** start **
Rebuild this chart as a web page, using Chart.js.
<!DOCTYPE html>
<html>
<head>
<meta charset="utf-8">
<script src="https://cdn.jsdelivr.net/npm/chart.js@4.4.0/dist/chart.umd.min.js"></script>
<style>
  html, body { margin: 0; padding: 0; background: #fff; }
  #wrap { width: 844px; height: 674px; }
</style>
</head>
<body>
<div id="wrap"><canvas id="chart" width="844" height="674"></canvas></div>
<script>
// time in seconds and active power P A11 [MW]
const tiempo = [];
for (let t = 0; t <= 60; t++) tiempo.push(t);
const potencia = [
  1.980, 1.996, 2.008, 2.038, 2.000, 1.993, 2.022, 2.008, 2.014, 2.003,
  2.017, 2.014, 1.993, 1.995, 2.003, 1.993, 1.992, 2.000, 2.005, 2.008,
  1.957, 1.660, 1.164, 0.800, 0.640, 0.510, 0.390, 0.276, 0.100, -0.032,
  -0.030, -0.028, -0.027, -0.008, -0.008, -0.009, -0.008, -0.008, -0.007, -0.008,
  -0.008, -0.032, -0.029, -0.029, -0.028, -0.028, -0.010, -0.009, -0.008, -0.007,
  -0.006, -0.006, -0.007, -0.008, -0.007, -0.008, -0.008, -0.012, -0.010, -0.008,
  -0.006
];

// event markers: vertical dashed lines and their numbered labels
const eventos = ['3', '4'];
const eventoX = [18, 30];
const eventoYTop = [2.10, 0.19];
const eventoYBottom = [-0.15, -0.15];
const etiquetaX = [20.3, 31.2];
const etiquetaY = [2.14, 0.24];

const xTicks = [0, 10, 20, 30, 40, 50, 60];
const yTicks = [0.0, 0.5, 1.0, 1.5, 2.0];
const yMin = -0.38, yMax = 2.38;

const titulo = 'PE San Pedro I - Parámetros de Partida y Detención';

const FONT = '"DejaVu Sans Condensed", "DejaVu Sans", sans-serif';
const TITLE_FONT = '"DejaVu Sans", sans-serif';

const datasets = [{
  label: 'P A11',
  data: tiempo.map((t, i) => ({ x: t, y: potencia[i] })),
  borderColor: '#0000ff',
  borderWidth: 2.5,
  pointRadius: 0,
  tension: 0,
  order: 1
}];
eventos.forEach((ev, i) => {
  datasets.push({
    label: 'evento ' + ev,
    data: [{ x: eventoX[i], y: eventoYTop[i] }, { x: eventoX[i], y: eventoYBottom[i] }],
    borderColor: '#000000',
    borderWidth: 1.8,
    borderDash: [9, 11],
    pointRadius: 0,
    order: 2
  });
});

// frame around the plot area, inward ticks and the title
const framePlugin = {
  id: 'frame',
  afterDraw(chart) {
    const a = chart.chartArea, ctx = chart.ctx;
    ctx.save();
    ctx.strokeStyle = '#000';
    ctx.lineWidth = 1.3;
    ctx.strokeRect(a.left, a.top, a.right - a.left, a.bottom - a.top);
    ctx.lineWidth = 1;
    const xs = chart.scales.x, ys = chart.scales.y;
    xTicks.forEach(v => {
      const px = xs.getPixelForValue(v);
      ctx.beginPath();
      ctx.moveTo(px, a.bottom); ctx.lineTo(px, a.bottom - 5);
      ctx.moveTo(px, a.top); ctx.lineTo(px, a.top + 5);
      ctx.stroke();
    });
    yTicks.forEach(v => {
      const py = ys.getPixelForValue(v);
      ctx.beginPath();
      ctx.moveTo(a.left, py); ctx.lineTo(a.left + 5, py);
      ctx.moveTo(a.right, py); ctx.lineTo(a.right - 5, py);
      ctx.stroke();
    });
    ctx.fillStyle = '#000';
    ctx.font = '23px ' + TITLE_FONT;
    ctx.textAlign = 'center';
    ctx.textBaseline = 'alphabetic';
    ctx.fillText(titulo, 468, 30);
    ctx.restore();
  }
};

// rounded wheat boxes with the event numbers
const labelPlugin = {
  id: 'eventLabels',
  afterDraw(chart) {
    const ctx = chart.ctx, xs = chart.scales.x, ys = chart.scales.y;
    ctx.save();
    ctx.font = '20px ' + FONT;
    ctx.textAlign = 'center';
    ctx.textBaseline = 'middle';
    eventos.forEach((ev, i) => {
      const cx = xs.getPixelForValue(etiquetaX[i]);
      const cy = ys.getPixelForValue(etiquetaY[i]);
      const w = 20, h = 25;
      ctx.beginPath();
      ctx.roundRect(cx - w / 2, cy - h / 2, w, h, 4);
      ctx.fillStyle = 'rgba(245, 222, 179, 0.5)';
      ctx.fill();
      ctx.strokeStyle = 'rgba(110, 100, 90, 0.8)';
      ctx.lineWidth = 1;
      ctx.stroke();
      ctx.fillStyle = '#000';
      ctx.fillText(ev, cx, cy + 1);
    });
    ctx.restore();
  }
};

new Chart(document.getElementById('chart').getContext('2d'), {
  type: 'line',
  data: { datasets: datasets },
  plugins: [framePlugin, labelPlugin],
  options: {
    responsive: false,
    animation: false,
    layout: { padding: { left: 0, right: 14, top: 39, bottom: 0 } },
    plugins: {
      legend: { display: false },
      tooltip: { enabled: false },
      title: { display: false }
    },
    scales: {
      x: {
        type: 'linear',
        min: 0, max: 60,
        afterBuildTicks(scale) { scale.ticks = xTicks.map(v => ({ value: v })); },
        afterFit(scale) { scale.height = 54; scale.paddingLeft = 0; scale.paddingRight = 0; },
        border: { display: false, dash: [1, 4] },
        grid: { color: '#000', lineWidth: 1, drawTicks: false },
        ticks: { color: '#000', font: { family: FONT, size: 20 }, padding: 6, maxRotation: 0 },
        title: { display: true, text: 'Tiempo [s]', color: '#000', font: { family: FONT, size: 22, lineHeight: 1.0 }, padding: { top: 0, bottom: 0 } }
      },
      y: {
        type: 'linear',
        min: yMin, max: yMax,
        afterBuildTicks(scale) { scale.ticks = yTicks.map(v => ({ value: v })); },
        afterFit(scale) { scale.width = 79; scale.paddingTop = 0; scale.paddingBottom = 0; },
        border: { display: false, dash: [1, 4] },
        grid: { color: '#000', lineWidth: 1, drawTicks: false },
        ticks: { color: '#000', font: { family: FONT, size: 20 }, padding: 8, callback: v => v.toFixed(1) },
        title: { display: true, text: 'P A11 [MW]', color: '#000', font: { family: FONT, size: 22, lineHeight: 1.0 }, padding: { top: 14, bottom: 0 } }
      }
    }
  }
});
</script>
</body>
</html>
** end **
Instruction: Hand back the material above in full, exactly as written.

Written answer:
Rebuild this chart as a web page, using Chart.js.
<!DOCTYPE html>
<html>
<head>
<meta charset="utf-8">
<script src="https://cdn.jsdelivr.net/npm/chart.js@4.4.0/dist/chart.umd.min.js"></script>
<style>
  html, body { margin: 0; padding: 0; background: #fff; }
  #wrap { width: 844px; height: 674px; }
</style>
</head>
<body>
<div id="wrap"><canvas id="chart" width="844" height="674"></canvas></div>
<script>
// time in seconds and active power P A11 [MW]
const tiempo = [];
for (let t = 0; t <= 60; t++) tiempo.push(t);
const potencia = [
  1.980, 1.996, 2.008, 2.038, 2.000, 1.993, 2.022, 2.008, 2.014, 2.003,
  2.017, 2.014, 1.993, 1.995, 2.003, 1.993, 1.992, 2.000, 2.005, 2.008,
  1.957, 1.660, 1.164, 0.800, 0.640, 0.510, 0.390, 0.276, 0.100, -0.032,
  -0.030, -0.028, -0.027, -0.008, -0.008, -0.009, -0.008, -0.008, -0.007, -0.008,
  -0.008, -0.032, -0.029, -0.029, -0.028, -0.028, -0.010, -0.009, -0.008, -0.007,
  -0.006, -0.006, -0.007, -0.008, -0.007, -0.008, -0.008, -0.012, -0.010, -0.008,
  -0.006
];

// event markers: vertical dashed lines and their numbered labels
const eventos = ['3', '4'];
const eventoX = [18, 30];
const eventoYTop = [2.10, 0.19];
const eventoYBottom = [-0.15, -0.15];
const etiquetaX = [20.3, 31.2];
const etiquetaY = [2.14, 0.24];

const xTicks = [0, 10, 20, 30, 40, 50, 60];
const yTicks = [0.0, 0.5, 1.0, 1.5, 2.0];
const yMin = -0.38, yMax = 2.38;

const titulo = 'PE San Pedro I - Parámetros de Partida y Detención';

const FONT = '"DejaVu Sans Condensed", "DejaVu Sans", sans-serif';
const TITLE_FONT = '"DejaVu Sans", sans-serif';

const datasets = [{
  label: 'P A11',
  data: tiempo.map((t, i) => ({ x: t, y: potencia[i] })),
  borderColor: '#0000ff',
  borderWidth: 2.5,
  pointRadius: 0,
  tension: 0,
  order: 1
}];
eventos.forEach((ev, i) => {
  datasets.push({
    label: 'evento ' + ev,
    data: [{ x: eventoX[i], y: eventoYTop[i] }, { x: eventoX[i], y: eventoYBottom[i] }],
    borderColor: '#000000',
    borderWidth: 1.8,
    borderDash: [9, 11],
    pointRadius: 0,
    order: 2
  });
});

// frame around the plot area, inward ticks and the title
const framePlugin = {
  id: 'frame',
  afterDraw(chart) {
    const a = chart.chartArea, ctx = chart.ctx;
    ctx.save();
    ctx.strokeStyle = '#000';
    ctx.lineWidth = 1.3;
    ctx.strokeRect(a.left, a.top, a.right - a.left, a.bottom - a.top);
    ctx.lineWidth = 1;
    const xs = chart.scales.x, ys = chart.scales.y;
    xTicks.forEach(v => {
      const px = xs.getPixelForValue(v);
      ctx.beginPath();
      ctx.moveTo(px, a.bottom); ctx.lineTo(px, a.bottom - 5);
      ctx.moveTo(px, a.top); ctx.lineTo(px, a.top + 5);
      ctx.stroke();
    });
    yTicks.forEach(v => {
      const py = ys.getPixelForValue(v);
      ctx.beginPath();
      ctx.moveTo(a.left, py); ctx.lineTo(a.left + 5, py);
      ctx.moveTo(a.right, py); ctx.lineTo(a.right - 5, py);
      ctx.stroke();
    });
    ctx.fillStyle = '#000';
    ctx.font = '23px ' + TITLE_FONT;
    ctx.textAlign = 'center';
    ctx.textBaseline = 'alphabetic';
    ctx.fillText(titulo, 468, 30);
    ctx.restore();
  }
};

// rounded wheat boxes with the event numbers
const labelPlugin = {
  id: 'eventLabels',
  afterDraw(chart) {
    const ctx = chart.ctx, xs = chart.scales.x, ys = chart.scales.y;
    ctx.save();
    ctx.font = '20px ' + FONT;
    ctx.textAlign = 'center';
    ctx.textBaseline = 'middle';
    eventos.forEach((ev, i) => {
      const cx = xs.getPixelForValue(etiquetaX[i]);
      const cy = ys.getPixelForValue(etiquetaY[i]);
      const w = 20, h = 25;
      ctx.beginPath();
      ctx.roundRect(cx - w / 2, cy - h / 2, w, h, 4);
      ctx.fillStyle = 'rgba(245, 222, 179, 0.5)';
      ctx.fill();
      ctx.strokeStyle = 'rgba(110, 100, 90, 0.8)';
      ctx.lineWidth = 1;
      ctx.stroke();
      ctx.fillStyle = '#000';
      ctx.fillText(ev, cx, cy + 1);
    });
    ctx.restore();
  }
};

new Chart(document.getElementById('chart').getContext('2d'), {
  type: 'line',
  data: { datasets: datasets },
  plugins: [framePlugin, labelPlugin],
  options: {
    responsive: false,
    animation: false,
    layout: { padding: { left: 0, right: 14, top: 39, bottom: 0 } },
    plugins: {
      legend: { display: false },
      tooltip: { enabled: false },
      title: { display: false }
    },
    scales: {
      x: {
        type: 'linear',
        min: 0, max: 60,
        afterBuildTicks(scale) { scale.ticks = xTicks.map(v => ({ value: v })); },
        afterFit(scale) { scale.height = 54; scale.paddingLeft = 0; scale.paddingRight = 0; },
        border: { display: false, dash: [1, 4] },
        grid: { color: '#000', lineWidth: 1, drawTicks: false },
        ticks: { color: '#000', font: { family: FONT, size: 20 }, padding: 6, maxRotation: 0 },
        title: { display: true, text: 'Tiempo [s]', color: '#000', font: { family: FONT, size: 22, lineHeight: 1.0 }, padding: { top: 0, bottom: 0 } }
      },
      y: {
        type: 'linear',
        min: yMin, max: yMax,
        afterBuildTicks(scale) { scale.ticks = yTicks.map(v => ({ value: v })); },
        afterFit(scale) { scale.width = 79; scale.paddingTop = 0; scale.paddingBottom = 0; },
        border: { display: false, dash: [1, 4] },
        grid: { color: '#000', lineWidth: 1, drawTicks: false },
        ticks: { color: '#000', font: { family: FONT, size: 20 }, padding: 8, callback: v => v.toFixed(1) },
        title: { display: true, text: 'P A11 [MW]', color: '#000', font: { family: FONT, size: 22, lineHeight: 1.0 }, padding: { top: 14, bottom: 0 } }
      }
    }
  }
});
</script>
</body>
</html>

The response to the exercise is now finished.